Denis Woronoff : Cela ne m'étonne pas, mais les précédents ne sont pas très rassurants... On a un souvenir glorieux de la politique industrielle du temps de De Gaulle, de Pierre Guillaumat et de Michel Debré, et des grandes politique keynésiennes des Trente Glorieuses, mais quand on voit les loupés du plan Calcul ou de la machine-outil...

Toutefois, ce partenariat me paraît bien visé : ce n'est pas maintenant qu'on va reconstituer une politique sidérurgique ou chimique...Les nouveaux enjeux sont dans l'informatique et la santé.

Même si l'expression est un peu ringarde, une politique industrielle nationale peut encore être utile, mais seulement si elle incite des entreprises de taille moyenne, et non plus des grands champions comme dans le passé. C'est d'ailleurs ce qui a été fait avec le Grand emprunt, qui soutient des programmes majeurs de recherche afin de permettre à la France de rattraper son retard pour innover. Il n'est pas normal qu'on soit obligé d'acheter des panneaux photovoltaïques en Chine !

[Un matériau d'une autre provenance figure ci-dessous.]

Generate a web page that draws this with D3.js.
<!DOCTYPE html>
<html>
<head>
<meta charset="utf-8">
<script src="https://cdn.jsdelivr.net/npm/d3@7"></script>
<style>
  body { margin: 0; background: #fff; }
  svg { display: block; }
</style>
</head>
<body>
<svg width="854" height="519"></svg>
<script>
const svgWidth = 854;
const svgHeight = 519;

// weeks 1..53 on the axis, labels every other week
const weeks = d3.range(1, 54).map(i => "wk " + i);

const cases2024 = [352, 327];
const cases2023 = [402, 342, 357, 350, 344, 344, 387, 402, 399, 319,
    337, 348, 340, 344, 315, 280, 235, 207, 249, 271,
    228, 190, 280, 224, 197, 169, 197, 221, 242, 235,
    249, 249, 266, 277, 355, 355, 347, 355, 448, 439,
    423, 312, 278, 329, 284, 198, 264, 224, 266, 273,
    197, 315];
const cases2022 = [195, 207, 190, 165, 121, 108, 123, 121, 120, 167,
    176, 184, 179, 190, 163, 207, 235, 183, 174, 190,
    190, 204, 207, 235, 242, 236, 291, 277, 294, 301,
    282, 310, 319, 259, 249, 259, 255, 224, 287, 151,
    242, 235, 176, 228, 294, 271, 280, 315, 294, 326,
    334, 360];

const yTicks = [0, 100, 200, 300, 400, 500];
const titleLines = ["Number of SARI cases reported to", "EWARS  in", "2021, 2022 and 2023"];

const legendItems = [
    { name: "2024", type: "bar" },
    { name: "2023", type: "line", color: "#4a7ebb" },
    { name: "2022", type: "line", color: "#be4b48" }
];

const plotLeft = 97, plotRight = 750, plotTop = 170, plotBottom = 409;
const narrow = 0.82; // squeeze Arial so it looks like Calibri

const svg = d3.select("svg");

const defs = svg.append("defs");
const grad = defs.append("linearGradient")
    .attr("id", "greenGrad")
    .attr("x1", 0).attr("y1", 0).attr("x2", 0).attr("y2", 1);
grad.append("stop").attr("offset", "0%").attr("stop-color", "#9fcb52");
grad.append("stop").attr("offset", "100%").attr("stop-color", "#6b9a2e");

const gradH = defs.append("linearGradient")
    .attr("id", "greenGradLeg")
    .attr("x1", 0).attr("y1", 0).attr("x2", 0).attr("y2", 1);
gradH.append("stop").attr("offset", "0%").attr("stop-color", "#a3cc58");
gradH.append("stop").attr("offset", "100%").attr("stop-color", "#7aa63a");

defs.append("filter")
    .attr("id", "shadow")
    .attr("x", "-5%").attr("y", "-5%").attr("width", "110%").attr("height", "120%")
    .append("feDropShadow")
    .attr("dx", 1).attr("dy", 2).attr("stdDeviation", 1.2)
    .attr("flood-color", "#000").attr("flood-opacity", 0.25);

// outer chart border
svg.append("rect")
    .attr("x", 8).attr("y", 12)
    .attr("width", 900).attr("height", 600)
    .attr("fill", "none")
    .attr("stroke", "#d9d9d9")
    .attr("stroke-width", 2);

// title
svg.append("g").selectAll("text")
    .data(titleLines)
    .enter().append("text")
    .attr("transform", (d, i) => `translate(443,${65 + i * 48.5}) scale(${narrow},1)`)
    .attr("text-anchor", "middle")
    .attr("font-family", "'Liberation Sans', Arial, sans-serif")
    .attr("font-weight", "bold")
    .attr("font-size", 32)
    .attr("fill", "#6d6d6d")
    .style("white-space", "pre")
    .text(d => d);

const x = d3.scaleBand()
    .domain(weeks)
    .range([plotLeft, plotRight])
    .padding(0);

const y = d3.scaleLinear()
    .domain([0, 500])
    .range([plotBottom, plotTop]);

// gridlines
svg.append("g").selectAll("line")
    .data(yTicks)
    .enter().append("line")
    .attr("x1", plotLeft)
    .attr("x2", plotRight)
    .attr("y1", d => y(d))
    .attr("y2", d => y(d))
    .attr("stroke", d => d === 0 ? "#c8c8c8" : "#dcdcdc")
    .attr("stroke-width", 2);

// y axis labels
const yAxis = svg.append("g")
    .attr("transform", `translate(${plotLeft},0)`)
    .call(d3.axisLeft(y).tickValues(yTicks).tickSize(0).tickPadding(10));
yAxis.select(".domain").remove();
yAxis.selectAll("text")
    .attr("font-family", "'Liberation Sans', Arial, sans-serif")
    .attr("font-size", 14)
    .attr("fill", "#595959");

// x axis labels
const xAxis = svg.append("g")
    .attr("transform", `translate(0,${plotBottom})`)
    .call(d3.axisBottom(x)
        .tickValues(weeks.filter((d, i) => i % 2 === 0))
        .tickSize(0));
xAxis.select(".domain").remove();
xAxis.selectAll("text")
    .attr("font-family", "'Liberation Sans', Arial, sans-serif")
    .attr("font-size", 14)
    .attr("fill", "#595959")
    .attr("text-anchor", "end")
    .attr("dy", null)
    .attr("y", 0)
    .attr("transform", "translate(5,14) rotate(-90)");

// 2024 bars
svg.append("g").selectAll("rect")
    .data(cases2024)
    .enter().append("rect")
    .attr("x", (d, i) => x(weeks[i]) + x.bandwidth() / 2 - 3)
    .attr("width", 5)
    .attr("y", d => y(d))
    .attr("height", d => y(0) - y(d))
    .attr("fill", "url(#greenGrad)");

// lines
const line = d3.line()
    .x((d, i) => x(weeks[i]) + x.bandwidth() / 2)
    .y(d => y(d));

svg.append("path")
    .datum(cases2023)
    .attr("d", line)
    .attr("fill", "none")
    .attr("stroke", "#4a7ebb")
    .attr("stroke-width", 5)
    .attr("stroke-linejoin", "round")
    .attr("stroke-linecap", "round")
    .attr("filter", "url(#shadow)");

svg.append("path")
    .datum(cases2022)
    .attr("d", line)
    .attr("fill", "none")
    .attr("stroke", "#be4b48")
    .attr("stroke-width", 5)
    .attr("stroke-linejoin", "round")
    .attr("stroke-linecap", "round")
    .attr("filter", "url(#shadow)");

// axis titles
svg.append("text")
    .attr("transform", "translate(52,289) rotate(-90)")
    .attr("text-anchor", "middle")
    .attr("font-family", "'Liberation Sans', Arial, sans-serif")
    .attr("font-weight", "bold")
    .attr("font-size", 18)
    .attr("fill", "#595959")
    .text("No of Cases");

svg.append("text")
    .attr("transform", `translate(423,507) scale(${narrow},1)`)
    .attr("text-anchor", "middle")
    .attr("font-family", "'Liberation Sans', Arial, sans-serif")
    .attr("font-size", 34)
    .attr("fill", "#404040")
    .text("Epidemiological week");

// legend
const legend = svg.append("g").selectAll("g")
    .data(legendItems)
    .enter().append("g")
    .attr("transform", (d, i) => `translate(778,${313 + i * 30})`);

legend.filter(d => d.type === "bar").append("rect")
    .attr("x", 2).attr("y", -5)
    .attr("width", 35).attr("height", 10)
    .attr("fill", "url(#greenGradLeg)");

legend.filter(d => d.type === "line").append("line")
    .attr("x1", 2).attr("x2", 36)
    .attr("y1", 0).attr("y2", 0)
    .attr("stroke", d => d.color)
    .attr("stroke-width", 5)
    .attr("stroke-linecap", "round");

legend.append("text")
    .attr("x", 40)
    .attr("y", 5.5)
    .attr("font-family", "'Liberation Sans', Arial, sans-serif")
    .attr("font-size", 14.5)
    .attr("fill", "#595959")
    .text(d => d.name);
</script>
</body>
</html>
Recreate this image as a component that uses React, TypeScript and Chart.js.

Toutefois, je pense que les grandes politiques industrielles doivent aujourd'hui obligatoirement passer par l'Europe, car une politique nationale n'aurait aucun poids. Je m'étonne toujours du courage qu'il a fallu à Schuman et Monnet pour créer, si près de la Seconde Guerre Mondiale, une communauté européenne du charbon et de l'acier (CECA), alors qu'on est aujourd'hui incapables d'en créer une pour les énergies renouvelables.

A l'époque, les politiques étaient gérées grâce à la méthode de la concertation : des commissions du plan réunissaient syndicalistes, patrons et hauts fonctionnaires pour définir les grandes orientations industrielles en fonction des besoins de chaque secteur et des problématiques d'aménagement du territoire. Aujourd'hui, cette concertation a totalement disparu, et l'on privilégie l'avis à court-terme des actionnaires aux perspectives de long-terme.

N'y-a-t-il pas un tabou français à défendre les intérêts de nos entreprises dans le monde, alors que les autres puissances mondiales ne se gênent pas pour le faire ?

Oui, il y a une hypocrisie extrême des États-Unis, qui transgressent les accords internationaux de l'OMC sans aucune pudeur. Le problème vient certainement des attachés commerciaux censés défendre et promouvoir nos entreprises dans les ambassades : ce ne sont pas les carrières qui intéressent les plus brillants.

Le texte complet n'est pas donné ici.